Intersec Interactive Inc.
- Company type: Private
- Website type: Pornographic, BDSM
- Available in: English
- Area served: Worldwide
- Industry: Sex
- Services: Pornography
- Website: www.insex.com
- Registration: Optional
- Launched: 1997; 29 years ago
- Current status: Online

= Insex =

BDSM pornographic film production company

Intersec Interactive Inc. is an American pornographic film studio. It is best known for Insex, a pornographic website focusing on BDSM and female submissives, founded in 1997. Until 2005 it was one of the biggest and most extreme of its kind on the Internet. Insex developed a cult following among BDSM enthusiasts due to its uncommonly severe and realistic depiction of sadomasochistic practices, and had interactive "Live Feeds" which allowed members to make direct suggestions and requests. In late 2006, Insex ended the production of original material, citing increased pressure from conservatives within the U.S. Justice Department.

== Brent Scott ==
Intersec Interactive Inc. is owned by the Insex website's creator, Brent Scott, former Carnegie Mellon professor, known on the site as "pd". Scott was one of the principal performers on the site, responsible for the early bondage rigging work.

Scott had started his bondage works in the 1980s, creating paintings, videos and bondage art installations, working with amateur volunteer models and friends. He initially launched his site to display his work on the Internet.

== Concept ==
Insex.com offered primarily two forms of content, "Live Feeds" which could be watched through a live video stream and actively influenced in a simultaneous chat especially IRC between viewers and the website operator, and conventionally shot and edited videos that were the basis of regular updates. The website also provided a message board for paying members that was frequented by the staff and several of the more prominent models.

The videos were presented in RealVideo format, in the beginning with bitrates of 225 kbit/s, and later up to 450 kbit/s. Commonly, the updates were between 30 and 90 minutes in length, while the live feeds usually lasted several hours. On some occasions, models were online in BDSM live events for as long as 48 hours continuously.
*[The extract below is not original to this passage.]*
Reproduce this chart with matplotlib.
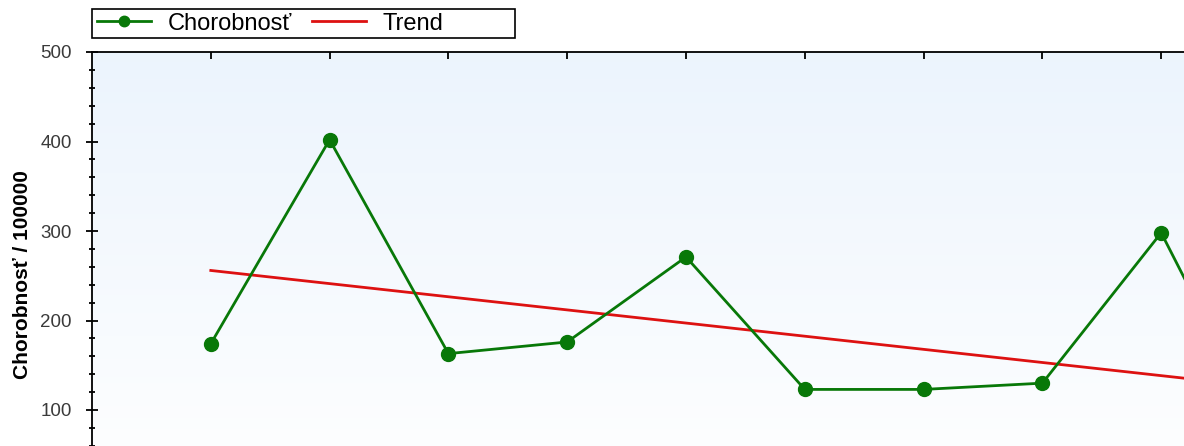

During such long sessions models had rest breaks, in which they could answer questions from viewers that were relayed from the message board or chat room. Starting in 2003, videos were occasionally shot in 16:9 widescreen aspect ratio with partly more artistic camera work. The material included many different aspects of BDSM.

For some of the longer performances, models could make thousands of dollars.

==Shutdown==
In the fall of 2005, Insex announced it was looking for a buyer, because "continuing to produce Insex.com from the U.S. would be too great a potential liability." This came as a result of attempts by the U.S. government to censor internet pornography, specifically by implementing an FBI anti-obscenity initiative in August 2005; an FBI memorandum stated that productions where the content includes "urination, defecation, as well as sadistic and masochistic behavior" would "most likely" be legally targeted. At that time the site revenue was about $50,000 per week but the FBI was putting pressure on the credit card company to dropping their business with Scott until eventually they couldn't process credit card and get payment from viewers. A statement on the Insex website explained, "while Intersec is certain that a potential prosecution would have no chance of success... the staff is unwilling to fight a lengthy and expensive court battle only to emerge victorious but bankrupt."

The website's entire content, over 500 movies, was offered for sale for US$4 million and reportedly bought for an undisclosed amount by a Dutch company. Parts of the Insex material are now offered as Insex Archives. The Insex videos are also traded on peer-to-peer networks and are also becoming increasingly available in low-quality bootlegged DVD form in sex shops scattered around Europe.

== Return ==
Intersec Interactive eventually returned to business, operating a number of websites including: Infernal Restraints, Real Time Bondage, Hardtied, Sexually Broken and TopGrl, featuring different themes and with various directors including Matt Williams and Elise Graves.